Читают письмо Вейнберга, в котором он, объясняя свое отсутствие тем, что должен присутствовать при операции сына, посылает приветствие студентам. Опять аплодируют. Молчание. Гревс пробирается между студентами и в небольшом кружке студентов говорит с ними. Ждут его речи, но он, очевидно, не хочет говорить ее.
Я, стоя на столе между студентами, жадно за всеми наблюдаю. Молодежь в средине залы, стоят по стенам, стоят на столах, на стульях… в зале духота… я чувствую, что моя легкая шелковая кофточка совсем мокрая… Но вот в центре подымается молодой, красивый студент не то русского, не то восточного, не то еврейского типа и начинает… О, лучше бы он не говорил! Длинно, запутанно, запинаясь и заминаясь, начинает он «опровергать», по его мнению, «несправедливые нападки на нынешнюю молодежь, за отсутствие у нее идеалов». Разве она уж так плоха? разве она не доказала своих возвышенных стремлений тем, что на Нижегородской выставке с утра до вечера осаждала павильон воскресных школ, устроенный Хр. Дан. Алчевской? разве в Москве имя Александра Ивановича Чупрова не пользуется наибольшею популярностью? разве при одном только слухе об его уходе молодежь не волновалась? разве не популярно имя профессора Безобразова (тут он назвал еще нескольких, имена которых я забыла, но он оговорился, сказав, что это он приводит известные ему имена, тогда как у всякого из присутствующих есть, конечно, «свои» имена)? Наконец, разве Ходынская панихида не доказала с достаточною ясностью настроение молодежи? разве появление за последнее время целого ряда произведений, описывающих молодежь (в числе их оратор назвал Галюцко-Дмитриевой «Гимназисты» и «Студенты» Гарина), не доказало возрастающего интереса к ней? – Все это оратор говорил в опровержение появившейся статьи Шарапова в мае 1896 года в «Русском вестнике» о нынешней молодежи, которая поразила меня своею правдивостью, именно беспощадною и безотрадною правдивостью… Студент заключил свою речь уверенностью, что все нападки на молодежь и обвинения ее в отсутствии каких бы то ни было идеалов – совершенно несправедливы, что они у нее есть, что молодежь действительно живет ими.

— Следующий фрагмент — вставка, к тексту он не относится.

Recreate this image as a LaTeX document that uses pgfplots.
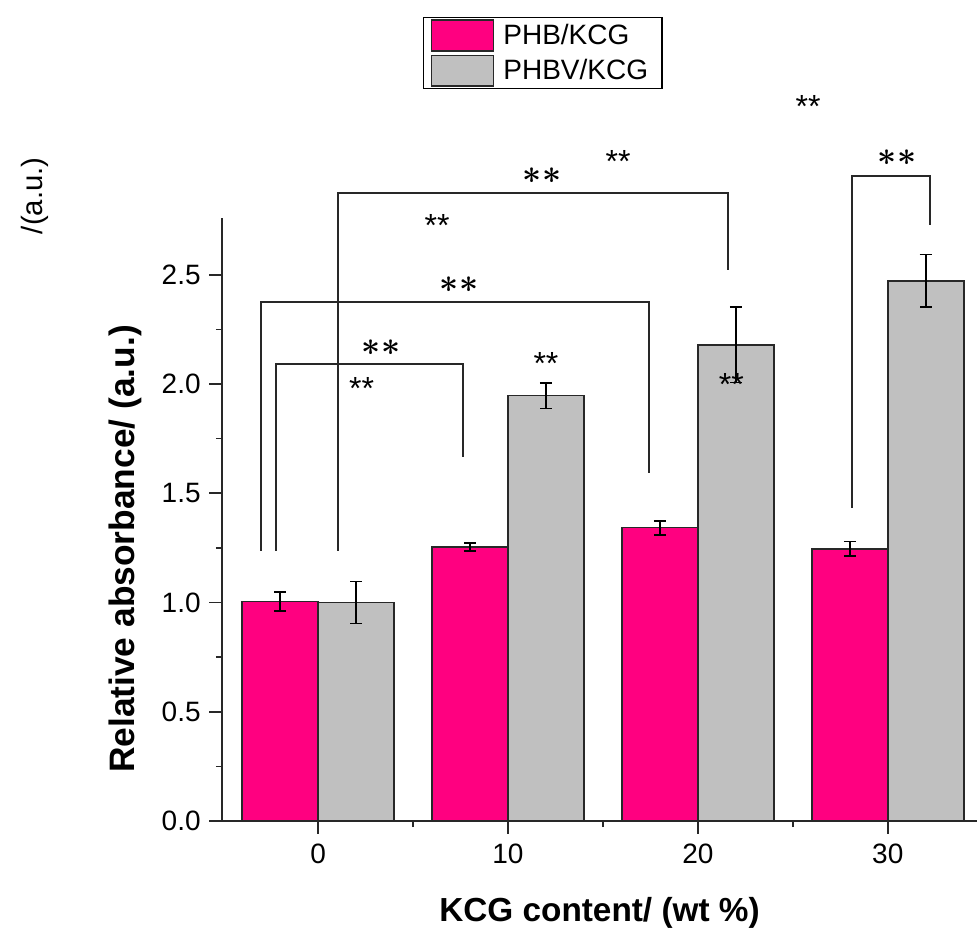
\documentclass[border=0pt]{standalone}
\usepackage{fontspec}
\setmainfont{Liberation Sans}
\usepackage{pgfplots}
\pgfplotsset{compat=1.18}

\definecolor{phb}{RGB}{255,0,128}
\definecolor{phbv}{RGB}{192,192,192}
\definecolor{edge}{RGB}{40,40,40}

% font sizes (1 px of the reference = 0.75pt)
\newcommand{\tickfont}{\fontsize{21}{22}\selectfont}
\newcommand{\legfont}{\fontsize{21}{22}\selectfont}
\newcommand{\smallast}{\fontsize{24}{24}\selectfont}
\newcommand{\bigast}{\fontsize{31}{31}\selectfont\boldmath}
\newcommand{\twostars}{$\mathord{\ast}\kern1pt\mathord{\ast}$}

\pgfplotsset{
  sig/.style={draw=edge, line width=1.4pt, forget plot, mark=none},
  errs/.style={error bars/.cd, y dir=both, y explicit,
    error bar style={line width=1.4pt, black},
    error mark options={rotate=90, mark size=4.5pt, line width=1.4pt, black}},
}
\tikzset{
  sstar/.style={font=\smallast, anchor=center, yshift=-5pt, inner sep=0pt},
  bstar/.style={font=\bigast, anchor=center, inner sep=0pt},
}

\begin{document}
\begin{tikzpicture}
\path[use as bounding box] (0,0) rectangle (732.75pt,699pt);
\begin{axis}[
    at={(166.5pt,83.25pt)}, anchor=south west,
    scale only axis,
    width=566.25pt, height=452.25pt,
    xmin=-5.06, xmax=34.7,
    ymin=0, ymax=2.76,
    clip=false,
    axis x line=bottom, axis y line=left,
    axis line style={-, line width=1.2pt, edge},
    tick style={line width=1.2pt, edge},
    tick align=outside,
    major tick length=9.5pt, minor tick length=4.5pt,
    xtick={0,10,20,30}, minor xtick={5,15,25},
    ytick={0,0.5,1,1.5,2,2.5}, minor ytick={0.25,0.75,1.25,1.75,2.25},
    /pgf/number format/assume math mode=true,
    ticklabel style={font=\tickfont},
    xticklabel style={yshift=-4pt},
    yticklabel style={xshift=-3pt, /pgf/number format/.cd, fixed, fixed zerofill, precision=1},
    xlabel={\bfseries KCG content/ (wt \%)},
    ylabel={\bfseries Relative absorbance/ (a.u.)},
    every axis x label/.style={at={(axis description cs:0.5,-0.152)}, anchor=center, font=\fontsize{25}{25}\selectfont},
    every axis y label/.style={at={(axis description cs:-0.1285,0.451)}, rotate=90, anchor=center, font=\fontsize{26.5}{26.5}\selectfont},
    legend style={at={(axis description cs:0.266,1.333)}, anchor=north west,
        draw=black, line width=0.9pt, fill=white, font=\legfont,
        inner xsep=5.5pt, inner ysep=1.2pt, row sep=2.2pt,
        nodes={inner sep=0pt}, column sep=6.75pt},
    legend cell align=left,
]

% PHB/KCG (bars centred 2 units left of each tick)
\addplot[ybar, bar width=4, bar shift=0pt, fill=phb, draw=edge, line width=1.2pt,
    legend image code/.code={\draw[fill=phb, draw=edge, line width=1.2pt] (0pt,-11.5pt) rectangle (46.5pt,11.5pt);},
    errs]
coordinates {
    (-2,1.004) +- (0,0.044)
    (8,1.253) +- (0,0.018)
    (18,1.343) +- (0,0.032)
    (28,1.245) +- (0,0.034)
};
\addlegendentry{PHB/KCG\kern5pt}

% PHBV/KCG (bars centred 2 units right of each tick)
\addplot[ybar, bar width=4, bar shift=0pt, fill=phbv, draw=edge, line width=1.2pt,
    legend image code/.code={\draw[fill=phbv, draw=edge, line width=1.2pt] (0pt,-11.5pt) rectangle (46.5pt,11.5pt);},
    errs]
coordinates {
    (2,1.0) +- (0,0.096)
    (12,1.947) +- (0,0.059)
    (22,2.179) +- (0,0.172)
    (32,2.473) +- (0,0.12)
};
\addlegendentry{PHBV/KCG\kern5pt}

% significance brackets
\addplot[sig] coordinates {(-2.21,1.236) (-2.21,2.093) (7.64,2.093) (7.64,1.667)};
\addplot[sig] coordinates {(-3.0,1.236) (-3.0,2.376) (17.44,2.376) (17.44,1.593)};
\addplot[sig] coordinates {(1.05,1.236) (1.05,2.875) (21.6,2.875) (21.6,2.523)};
\addplot[sig] coordinates {(28.13,1.433) (28.13,2.953) (32.24,2.953) (32.24,2.729)};

% bracket labels
\node[bstar] at (axis cs:3.32,2.168) {\twostars};
\node[bstar] at (axis cs:7.43,2.454) {\twostars};
\node[bstar] at (axis cs:11.8,2.953) {\twostars};
\node[bstar] at (axis cs:30.5,3.036) {\twostars};

% loose small markers
\node[sstar] at (axis cs:25.8,3.301) {**};
\node[sstar] at (axis cs:15.8,3.05) {**};
\node[sstar] at (axis cs:6.27,2.756) {**};
\node[sstar] at (axis cs:2.29,2.01) {**};
\node[sstar] at (axis cs:12.0,2.125) {**};
\node[sstar] at (axis cs:21.76,2.028) {**};

\node[rotate=90, font=\fontsize{22}{22}\selectfont, anchor=center] at (axis cs:-14.91,2.862) {/(a.u.)};

\end{axis}
\end{tikzpicture}
\end{document}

Гром аплодисментов покрыл эту неподражаемую, длинную и запутанную речь, которая, кажется, и ясна только потому, что я привожу ее здесь очень сокращенной, самую ее суть. Я не утерпела и, обернувшись к своим соседям, двум студентам, спросила их, кто это говорил. – «Это Волькенштейн, восточного факультета… хорошо говорит… это один из наших ораторов». Я про себя только пожалела, что в университете нет лучших ораторов, чувствуя, что я могла бы сказать и вдвое короче, и гораздо выразительнее… Но возражать студентам я не стала; по их бледным, холодным, корректным лицам, с бородками клинушком, видно было, до какой степени они равнодушны ко всему окружающему…
Но что же настало потом?
Да вот что: толпа стояла и молчала. Несколько сот человек молодежи собрались сюда на праздник своей alma mater, и что же? – Где было веселье, оживленные разговоры и споры на темы научные и общественные? где? – В центре толпы некоторые лишь изредка переговаривались между собой; по стенам, на столах стояли группы молодежи, но и они стояли молча, и там не было заметно никакого движения…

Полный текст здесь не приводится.